Long march to London: will Mao's poems inspire volleyball team?
Can Mao Zedong's poetry rekindle the fighting spirit of the Chinese women's volleyball team in time for next year's London Olympics?
The team, with only five players from the bronze-medal-winning squad of the 2008 Beijing Olympics, has been in a month-long, closed-door training session that will end on Monday. Part of the session was a six-day crash course on some of Mao's poems, the China Volleyball Association said on its website.
The study and reading of the poems represent another sign of a revived push for 'red culture' by the Communist Party. The push is one method being used to hold together an increasingly fragmented society. Flamboyant Chongqing party secretary Bo Xilai has been spearheading a revival of revolutionary culture there, with one television channel broadcasting revolutionary songs, films and artworks extolling the party.
The volleyball association said that, among other things, the players were required to study Mao's famous poem The Long March, which chronicles the painstaking, treacherous retreat of the Red Army to evade the pursuit of the Kuomintang army between October 1934 and October 1935. 'By undertaking such activities ... the women's volleyball team can immerse themselves in the same morale with which Chairman Mao led the Long March in their daily training and preparations for the London Olympics,' the association said.
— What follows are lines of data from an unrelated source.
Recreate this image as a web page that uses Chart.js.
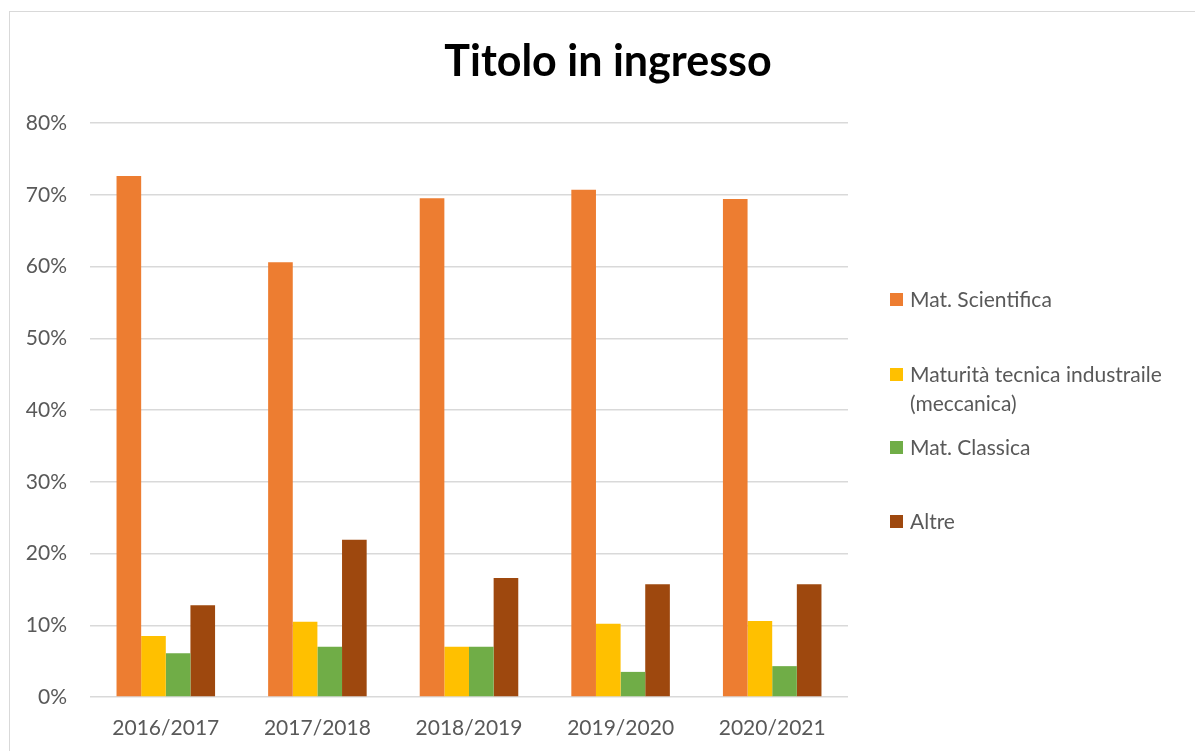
<!DOCTYPE html>
<html>
<head>
<meta charset="utf-8">
<script src="https://cdn.jsdelivr.net/npm/chart.js@4"></script>
<style>
  html, body { margin: 0; padding: 0; background: #fff; overflow: hidden; }
  #wrap { position: relative; width: 1195px; height: 751px; }
  #frame { position: absolute; left: 9px; top: 11px; width: 1300px; height: 900px; border: 1px solid #d9d9d9; box-sizing: border-box; }
  canvas { position: absolute; left: 0; top: 0; }
</style>
</head>
<body>
<div id="wrap">
  <div id="frame"></div>
  <canvas id="myChart" width="1195" height="751"></canvas>
</div>
<script>
// years on the x axis
const years = ['2016/2017', '2017/2018', '2018/2019', '2019/2020', '2020/2021'];

// share of enrolled students per entry diploma, in %
const scientifica = [72.6, 60.6, 69.5, 70.7, 69.4];
const tecnica = [8.5, 10.5, 7.0, 10.2, 10.6];
const classica = [6.1, 7.0, 7.0, 3.5, 4.3];
const altre = [12.8, 21.9, 16.6, 15.7, 15.7];

const seriesNames = ['Mat. Scientifica', ['Maturità tecnica industraile', '(meccanica)'], 'Mat. Classica', 'Altre'];
const seriesColors = ['#ED7D31', '#FFC000', '#70AD47', '#9E480E'];
const yTicks = [0, 10, 20, 30, 40, 50, 60, 70, 80];

const FONT = 'Lato, "Open Sans", sans-serif';

// title + right-hand legend, drawn by hand to keep the excel-like spacing
const decorations = {
  id: 'decorations',
  afterDraw(chart) {
    const ctx = chart.ctx;
    ctx.save();
    ctx.fillStyle = '#000';
    ctx.font = 'bold 43px ' + FONT;
    ctx.textAlign = 'center';
    ctx.textBaseline = 'alphabetic';
    ctx.fillText('Titolo in ingresso', 608, 76);

    const rows = [300, 375, 448, 522];
    ctx.font = '21px ' + FONT;
    ctx.textAlign = 'left';
    ctx.textBaseline = 'middle';
    chart.data.datasets.forEach((ds, i) => {
      const y = rows[i];
      ctx.fillStyle = ds.backgroundColor;
      ctx.fillRect(890, y - 7, 13, 13);
      ctx.fillStyle = '#595959';
      const lines = Array.isArray(ds.label) ? ds.label : [ds.label];
      lines.forEach((t, j) => ctx.fillText(t, 910, y + j * 29));
    });
    ctx.restore();
  }
};

const ctx = document.getElementById('myChart').getContext('2d');
const allSeries = [scientifica, tecnica, classica, altre];

new Chart(ctx, {
  type: 'bar',
  data: {
    labels: years,
    datasets: allSeries.map((vals, i) => ({
      label: seriesNames[i],
      data: vals,
      backgroundColor: seriesColors[i],
      borderWidth: 0,
      categoryPercentage: 0.65,
      barPercentage: 1
    }))
  },
  options: {
    responsive: false,
    animation: false,
    layout: { padding: { left: 10, right: 347, top: 123, bottom: 0 } },
    plugins: {
      legend: { display: false },
      title: { display: false },
      tooltip: { enabled: false }
    },
    scales: {
      x: {
        grid: { display: false, drawTicks: false },
        border: { display: false },
        ticks: { color: '#595959', font: { family: FONT, size: 21 }, padding: 19, maxRotation: 0 },
        afterFit: s => { s.height = 54; }
      },
      y: {
        min: 0,
        max: 80,
        afterBuildTicks: s => { s.ticks = yTicks.map(v => ({ value: v })); },
        grid: { color: '#d9d9d9', lineWidth: 1.5, drawTicks: false },
        border: { display: false },
        ticks: {
          color: '#595959',
          font: { family: FONT, size: 21 },
          padding: 23,
          callback: v => v + '%'
        },
        afterFit: s => { s.width = 80; }
      }
    }
  },
  plugins: [decorations]
});
</script>
</body>
</html>
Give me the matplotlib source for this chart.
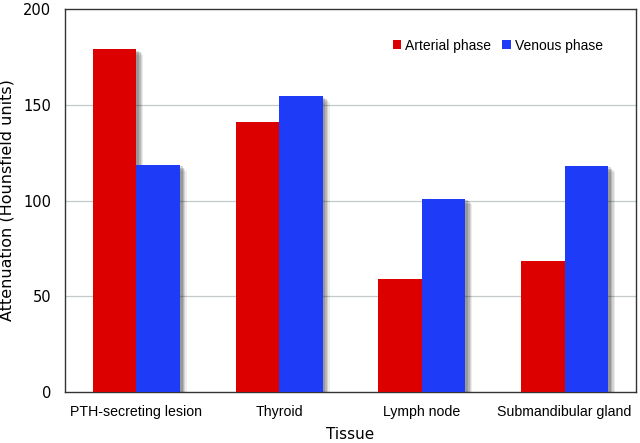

The team's victory in the 1981 World Cup inspired millions of Chinese at a time when the country was in the early stages of its reform and opening after the tumultuous Cultural Revolution (1966-76).
The team went on to win four world titles in a row, including their first Olympic gold medal in 1984, and catapulted it to national heroism. But it has been a slide for the team since then, although they were ranked first in the world in 2004 and won the World Cup again in 2005.
They lost the Asian championship for the second time in a row in September 2009 in a crushing defeat to Thailand, and finished 10th in last year's World Championships in Japan, which has led fans to decry a weakening of the Chinese team's fighting spirit.
Some online commentators say that Mao's poems are not just well written but have a powerful message, and that they hope the women's team can look beyond the poems' literary beauty to their essence.